Our girls at Northey Street City Farm, September 2012
A friendly donation bird-box invites us to feed it and make a wish.

Rooster at Northey Street City Farm, September 2012
The resident rooster is probably the largest I've ever seen. It's as tall as Delaney, and a little sign warns us that it likes to bite.

Our girls at Northey Street City Farm, September 2012
Nasturtiums are sprawling everywhere, and the girls pick a couple to play with. "Hello," says Calista's. "Hello," replies Dell. I love the way the girls can personify everything!
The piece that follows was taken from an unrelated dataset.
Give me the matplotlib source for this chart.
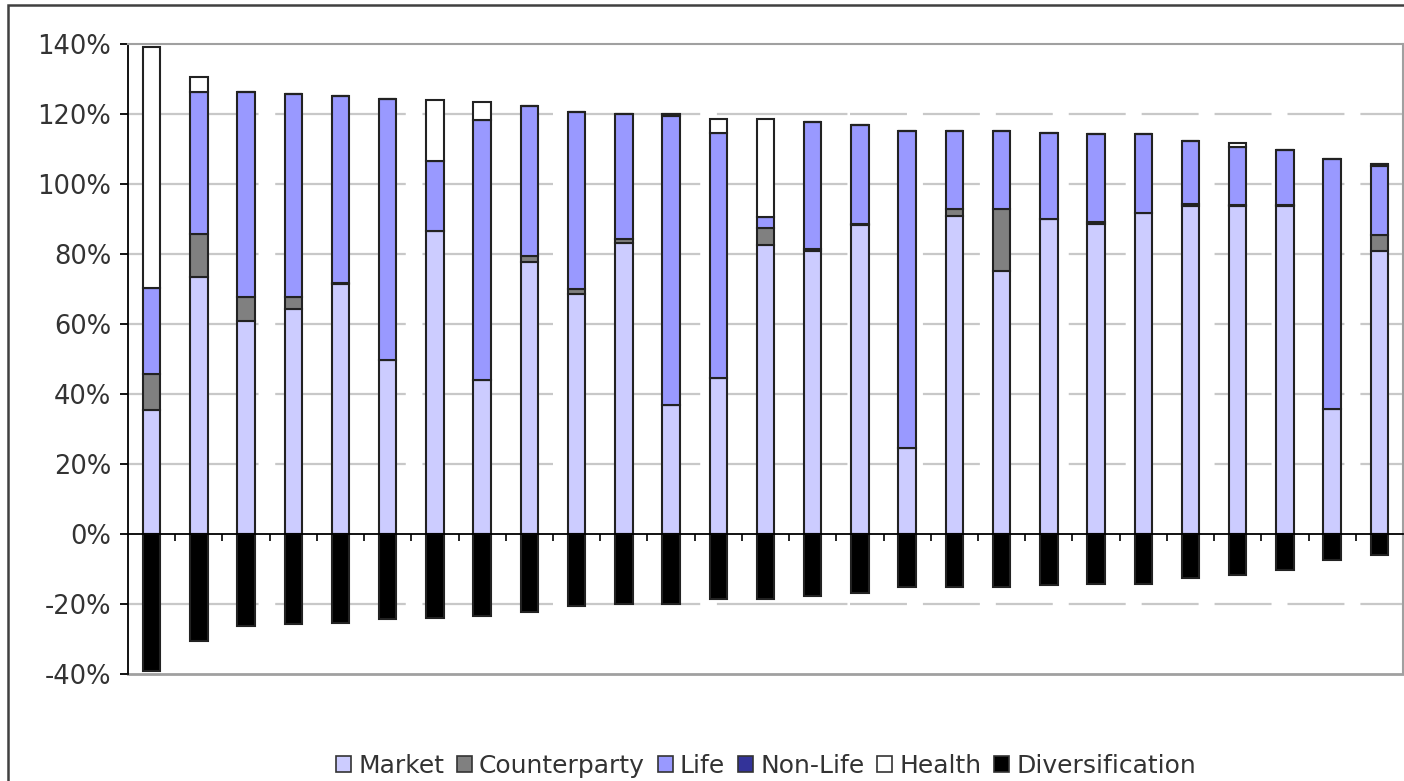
import matplotlib
matplotlib.use("Agg")
import matplotlib.pyplot as plt
import numpy as np
from matplotlib.patches import Patch, Rectangle

plt.rcParams['font.family'] = ['DejaVu Sans']
plt.rcParams['lines.scale_dashes'] = False

series_names = ["Market", "Counterparty", "Life", "Non-Life", "Health", "Diversification"]
market = [35.5, 73.5, 60.9, 64.3, 71.5, 49.8, 86.5, 44.1, 77.6, 68.6, 83.2, 36.9, 44.6, 82.5,
          80.9, 88.4, 24.5, 91.0, 75.2, 90.1, 88.7, 91.8, 93.8, 93.6, 93.6, 35.6, 81.0]
counterparty = [10.3, 12.1, 6.8, 3.5, 0.3, 0.0, 0.0, 0.0, 1.7, 1.4, 1.0, 0.0, 0.0, 4.9,
                0.4, 0.3, 0.0, 1.9, 17.6, 0.0, 0.5, 0.0, 0.4, 0.4, 0.4, 0.0, 4.5]
life = [24.5, 40.6, 58.5, 57.9, 53.4, 74.6, 20.1, 74.1, 43.0, 50.5, 35.8, 82.6, 70.1, 3.2,
        36.4, 28.2, 90.6, 22.2, 22.3, 24.6, 25.0, 22.4, 18.2, 16.5, 15.7, 71.5, 19.6]
nonlife = [0.0, 0.0, 0.0, 0.0, 0.0, 0.0, 0.0, 0.0, 0.0, 0.0, 0.0, 0.5, 0.0, 0.0,
           0.0, 0.0, 0.0, 0.0, 0.0, 0.0, 0.0, 0.0, 0.0, 0.0, 0.0, 0.0, 0.5]
health = [68.8, 4.5, 0.0, 0.0, 0.0, 0.0, 17.3, 5.3, 0.0, 0.0, 0.0, 0.0, 4.0, 28.1,
          0.0, 0.0, 0.0, 0.0, 0.0, 0.0, 0.0, 0.0, 0.0, 1.1, 0.0, 0.0, 0.0]
diversification = [-39.1, -30.7, -26.3, -25.8, -25.3, -24.4, -24.0, -23.5, -22.3, -20.5, -20.1,
                   -20.1, -18.7, -18.7, -17.8, -16.9, -15.2, -15.2, -15.2, -14.7, -14.3, -14.3,
                   -12.5, -11.6, -10.3, -7.3, -5.9]
y_ticks = [-40, -20, 0, 20, 40, 60, 80, 100, 120, 140]

colors = ["#CCCCFF", "#808080", "#9999FF", "#333399", "#FFFFFF", "#000000"]

W, H = 1404, 781
fig = plt.figure(figsize=(W / 100, H / 100), dpi=100)
ax = fig.add_axes([128 / W, 1 - 674 / H, (1403 - 128) / W, (674 - 44) / H])

x = np.arange(len(market))
bw = 0.37
bottom = np.zeros(len(market))
for vals, col in zip([market, counterparty, life, nonlife, health], colors[:5]):
    v = np.array(vals)
    ax.bar(x, v, bw, bottom=bottom, color=col, edgecolor="#222222", linewidth=1.5, zorder=3)
    bottom += v
ax.bar(x, diversification, bw, color=colors[5], edgecolor="#222222", linewidth=1.5, zorder=3)

ax.set_xlim(-0.5, len(market) - 0.5)
ax.set_ylim(-40, 140)

# gridlines (two dash patterns like reference)
split = (850 - 128) / (1403 - 128)
for g in [-20, 20, 40, 60, 80, 100, 120]:
    l1 = ax.axhline(g, xmin=0, xmax=split, color="#C8C8C8", linewidth=1.6, zorder=1)
    l1.set_dashes((94, 12))
    l2 = ax.axhline(g, xmin=split, xmax=1, color="#C8C8C8", linewidth=1.6, zorder=1)
    l2.set_dashes((41, 11.5))

# plot area border
for s in ["top", "right"]:
    ax.spines[s].set_color("#A0A0A0")
    ax.spines[s].set_linewidth(1.5)
ax.axhline(-40, color="#A0A0A0", linewidth=2.0, zorder=2, clip_on=False)
ax.spines["left"].set_color("black")
ax.spines["left"].set_linewidth(1.3)
ax.spines["bottom"].set_position(("data", 0))
ax.spines["bottom"].set_color("black")
ax.spines["bottom"].set_linewidth(1.3)
ax.spines["bottom"].set_zorder(4)

ax.set_xticks(np.arange(len(market) - 1) + 0.5)
ax.set_xticklabels([])
ax.tick_params(axis="x", direction="out", length=5, width=1.2, color="black")

ax.set_yticks(y_ticks)
ax.set_yticklabels([f"{t}%" for t in y_ticks])
ax.tick_params(axis="y", direction="out", length=6, width=1.3, color="black",
               labelsize=18.5, labelcolor="#333333", pad=6)

# outer chart frame
fig.patches.append(Rectangle((8 / W, -0.05), 1.2, 1 - 5 / H + 0.05, transform=fig.transFigure,
                             fill=False, edgecolor="#404040", linewidth=1.8))

handles = [Patch(facecolor=c, edgecolor="#333333", linewidth=1.2) for c in colors]
fig.legend(handles, series_names, loc="center", bbox_to_anchor=(766 / W, 1 - 766 / H),
           ncol=6, frameon=False, fontsize=18, handlelength=0.6, handleheight=0.6,
           handletextpad=0.3, columnspacing=0.5, labelcolor="#333333", borderaxespad=0)

fig.savefig("out.png", dpi=100)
Bob McMahon at Northey Street City Farm, September 2012
The talented artist Bob McMahon demonstrates his ingenious flute made from recycled materials.

Totem carved by Bob McMahon, Northey Street City Farm, September 2012
Bob has decorated so many signs and pillars around the grounds. It's a delight to see his work in unexpected places.

Northey Street City Farm, September 2012
Recycled newspapers are mixed with clay to make a durable art medium that can be applied to different surfaces.

Northey Street City Farm, September 2012
Bob McMahon's fine artwork amazes me with its variety and detail.

Brioni working with clay at Northey Street City Farm, September 2012
After seeing some of Bob's work, Brioni wants to have a go at clay sculpture.

Earth colours at Northey Street City Farm, September 2012
A palette of different colours is made from different soils.

Brioni's clay sculpture, September 2012
Brioni fashions a rosebud and paints it with the earthy colours.

Northey Street City Farm, September 2012
This durable, weatherproof sign is made from burning letters into a flat piece of polystyrene — innovative recycling done well!

Our girls at Northey Street City Farm, September 2012
Cali and Dell experiment with the percussion pipes.

Aisha at Northey Street City Farm, September 2012
A large, thin tyre hangs from the tree and attracts the children.

Delaney at Northey Street City Farm, September 2012
Delaney emerges from the sandbox for a swing. This has been a good day out for her.

Northey Street City Farm runs organic markets on Sundays and offers tours on Tuesday mornings (we arrived too late today). Although we spent several hours here, there’s still so much we didn’t see, and we’d like to come back — each of us for a different reason, but it all adds up to something local we’d like to do again!